Does speed up refer to absolute value or percentage?

dagmx 4 years ago | |

At least for the charts, it looks like a multiplier (or divisor I guess) since the CPU baseline looks to be at 1

toppy 4 years ago | | |

You're right! I've missed this.

sbeckeriv 4 years ago |

What is the * in the chart referencing?

mrchucklepants 4 years ago | |

Probably supposed to be referencing the text under the plot stating the specific configuration of the hardware and software.

sbeckeriv 4 years ago | | |

looks like the website was updated after I posted. I used page search to look for the *.

amelius 4 years ago |

> Accelerated GPU training is enabled using Apple’s Metal Performance Shaders (MPS) as a backend for PyTorch.

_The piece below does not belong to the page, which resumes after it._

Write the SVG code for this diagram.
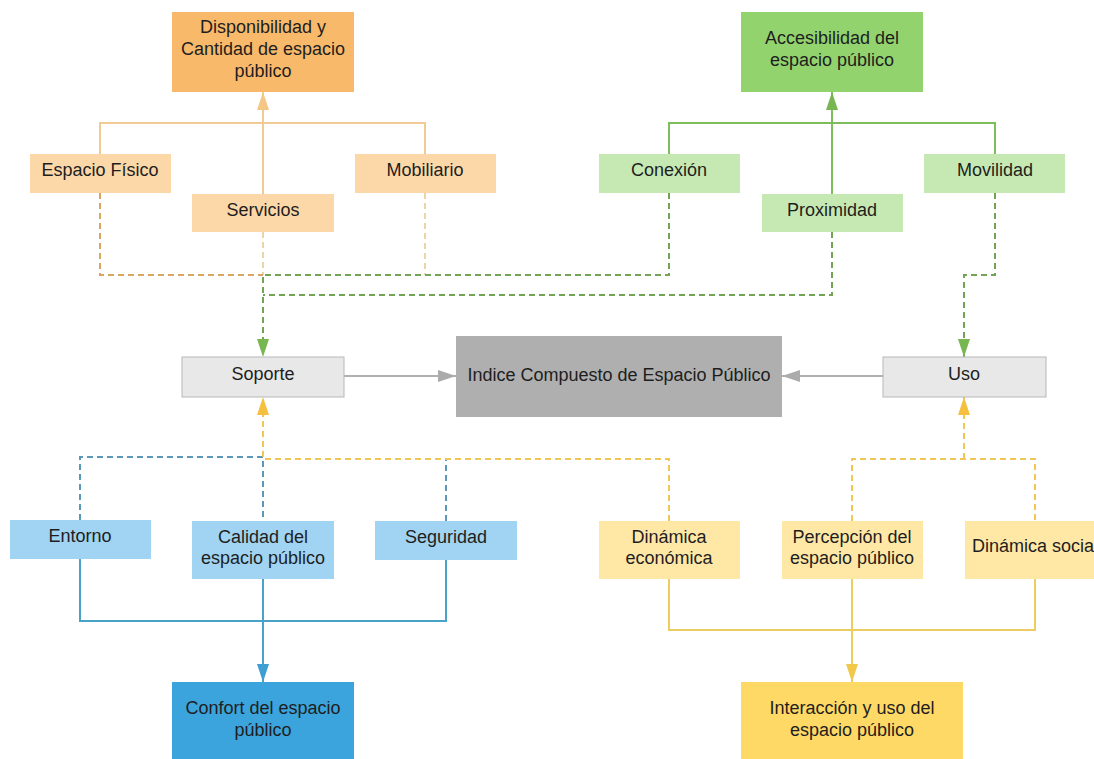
<svg xmlns="http://www.w3.org/2000/svg" width="1094" height="759" viewBox="0 0 1094 759">
<style>
text{font-family:"Liberation Sans",Arial,sans-serif;font-size:18px;fill:#1e1e1e;text-anchor:middle}
.c{fill:none;stroke-width:2}
.d{stroke-dasharray:6 4}
</style>
<defs>
<marker id="mo" markerUnits="userSpaceOnUse" markerWidth="18" markerHeight="12" refX="18" refY="6" orient="auto" viewBox="0 0 18 12"><path d="M0,0 L18,6 L0,12 Z" fill="#F5C784"/></marker>
<marker id="mg" markerUnits="userSpaceOnUse" markerWidth="18" markerHeight="12" refX="18" refY="6" orient="auto" viewBox="0 0 18 12"><path d="M0,0 L18,6 L0,12 Z" fill="#78B652"/></marker>
<marker id="mgr" markerUnits="userSpaceOnUse" markerWidth="18" markerHeight="12" refX="18" refY="6" orient="auto" viewBox="0 0 18 12"><path d="M0,0 L18,6 L0,12 Z" fill="#ABABAB"/></marker>
<marker id="my" markerUnits="userSpaceOnUse" markerWidth="18" markerHeight="12" refX="18" refY="6" orient="auto" viewBox="0 0 18 12"><path d="M0,0 L18,6 L0,12 Z" fill="#F5BF3F"/></marker>
<marker id="mb" markerUnits="userSpaceOnUse" markerWidth="18" markerHeight="12" refX="18" refY="6" orient="auto" viewBox="0 0 18 12"><path d="M0,0 L18,6 L0,12 Z" fill="#3E9FD2"/></marker>
<marker id="myl" markerUnits="userSpaceOnUse" markerWidth="18" markerHeight="12" refX="18" refY="6" orient="auto" viewBox="0 0 18 12"><path d="M0,0 L18,6 L0,12 Z" fill="#F2C84B"/></marker>
</defs>
<g id="connectors">
<path class="c" stroke="#F0CC94" d="M100,154 V123 H425 V154"/>
<path class="c" stroke="#F0CC94" d="M263,194 V92" marker-end="url(#mo)"/>
<path class="c" stroke="#7DBD5C" d="M669,154 V123 H995 V154"/>
<path class="c" stroke="#7DBD5C" d="M832,194 V92" marker-end="url(#mg)"/>
<path class="c d" stroke="#EDD3A6" d="M425,193 V275"/>
<path class="c d" stroke="#EDD3A6" d="M263,232 V275"/>
<path class="c d" stroke="#D9A663" d="M100,193 V275 H263"/>
<path class="c d" stroke="#72A454" d="M669,193 V275 H263 V357" marker-end="url(#mg)"/>
<path class="c d" stroke="#72A454" d="M832,232 V295 H263"/>
<path class="c d" stroke="#72A454" d="M995,193 V275 H964 V357" marker-end="url(#mg)"/>
<path class="c" stroke="#B0B0B0" d="M344,376 H456" marker-end="url(#mgr)"/>
<path class="c" stroke="#B0B0B0" d="M883,376 H782" marker-end="url(#mgr)"/>
<path class="c d" stroke="#5A97B8" d="M80,520 V457 H263 V521"/>
<path class="c d" stroke="#5A97B8" d="M446,521 V459"/>
<path class="c d" stroke="#F0C656" d="M669,521 V459 H263 V397" marker-end="url(#my)"/>
<path class="c d" stroke="#F0C656" d="M852,521 V459 H1035 V521"/>
<path class="c d" stroke="#F0C656" d="M964,459 V397" marker-end="url(#my)"/>
<path class="c" stroke="#4BA2C9" d="M80,559 V621 H446 V560"/>
<path class="c" stroke="#4BA2C9" d="M263,579 V682" marker-end="url(#mb)"/>
<path class="c" stroke="#EDCC62" d="M669,579 V630 H1035 V579"/>
<path class="c" stroke="#EDCC62" d="M852,579 V682" marker-end="url(#myl)"/>
</g>
<g id="disponibilidad"><rect x="172" y="12" width="182" height="80" fill="#F9B96B"/><text x="263" y="33">Disponibilidad y</text><text x="263" y="55">Cantidad de espacio</text><text x="263" y="77">público</text></g>
<g id="espacio-fisico"><rect x="30" y="154" width="141" height="39" fill="#FCD8A8"/><text x="100" y="176">Espacio Físico</text></g>
<g id="servicios"><rect x="192" y="194" width="142" height="38" fill="#FCD8A8"/><text x="263" y="216">Servicios</text></g>
<g id="mobiliario"><rect x="355" y="154" width="141" height="39" fill="#FCD8A8"/><text x="425" y="176">Mobiliario</text></g>
<g id="accesibilidad"><rect x="741" y="12" width="182" height="80" fill="#92D36E"/><text x="832" y="44">Accesibilidad del</text><text x="832" y="66">espacio público</text></g>
<g id="conexion"><rect x="599" y="154" width="141" height="39" fill="#C6E9B3"/><text x="669" y="176">Conexión</text></g>
<g id="proximidad"><rect x="762" y="194" width="141" height="38" fill="#C6E9B3"/><text x="832" y="216">Proximidad</text></g>
<g id="movilidad"><rect x="924" y="154" width="141" height="39" fill="#C6E9B3"/><text x="995" y="176">Movilidad</text></g>
<g id="soporte"><rect x="182" y="357" width="162" height="40" fill="#E8E8E8" stroke="#B8B8B8" stroke-width="1"/><text x="263" y="380">Soporte</text></g>
<g id="indice"><rect x="456" y="336" width="326" height="81" fill="#AFAFAF"/><text x="619" y="381">Indice Compuesto de Espacio Público</text></g>
<g id="uso"><rect x="883" y="357" width="163" height="40" fill="#E8E8E8" stroke="#B8B8B8" stroke-width="1"/><text x="964" y="380">Uso</text></g>
<g id="entorno"><rect x="10" y="520" width="141" height="39" fill="#A0D4F2"/><text x="80" y="542">Entorno</text></g>
<g id="calidad"><rect x="192" y="521" width="142" height="58" fill="#A0D4F2"/><text x="263" y="543">Calidad del</text><text x="263" y="564">espacio público</text></g>
<g id="seguridad"><rect x="375" y="521" width="142" height="39" fill="#A0D4F2"/><text x="446" y="543">Seguridad</text></g>
<g id="confort"><rect x="172" y="682" width="182" height="78" fill="#3BA4DC"/><text x="263" y="714">Confort del espacio</text><text x="263" y="736">público</text></g>
<g id="dinamica-economica"><rect x="599" y="521" width="141" height="58" fill="#FFE8A6"/><text x="669" y="543">Dinámica</text><text x="669" y="564">económica</text></g>
<g id="percepcion"><rect x="782" y="521" width="141" height="58" fill="#FFE8A6"/><text x="852" y="543">Percepción del</text><text x="852" y="564">espacio público</text></g>
<g id="dinamica-social"><rect x="965" y="521" width="141" height="58" fill="#FFE8A6"/><text x="1035" y="552">Dinámica social</text></g>
<g id="interaccion"><rect x="741" y="682" width="222" height="78" fill="#FFD966"/><text x="852" y="714">Interacción y uso del</text><text x="852" y="736">espacio público</text></g>
</svg>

What do shaders have to do with it? Deep learning is a mature field now, it shouldn't need to borrow compute architecture from the gaming/entertainment field. Anyone else find this disconcerting?

dagmx 4 years ago | |

Shaders are just the way compute is defined on the GPU.

Why is that concerning to you?

WhitneyLand 4 years ago | | |

It’s not the greatest term even for graphics only.

People new to CG are likely to intuit “shaders” as something related to, well, shading, but vertex shaders et al have nothing to do with the color of a pixel or a polygon.

my123 4 years ago | | |

That terminology isn't used at all in GPGPU compute APIs specifically tailored for that purpose, which use quite different programming models where you can mix host and device code in the same program.

And there are "GPUs" today that can't do graphics at all (AMD MI100/MI200 generations) or in a restricted way (Hopper GH100) which has the fixed function pipeline only on two TPCs, for compatibility, but running very slowly due to that.

my123 4 years ago | |

Apple doesn't have a separate API tailored towards compute only, but a single unified API that makes concessions to both.

Concessions towards compute: a C++ programming language for device code (totally unlike what's done for most graphics APIs!)

Concessions towards graphics: no single-source programming model at all for example...

sudosysgen 4 years ago | | |

Many GPUs allow you to write device code in C++ via SYCL. It works well enough.

geertj 4 years ago | |

Not sure if it’s concerning but it caught my eye as well.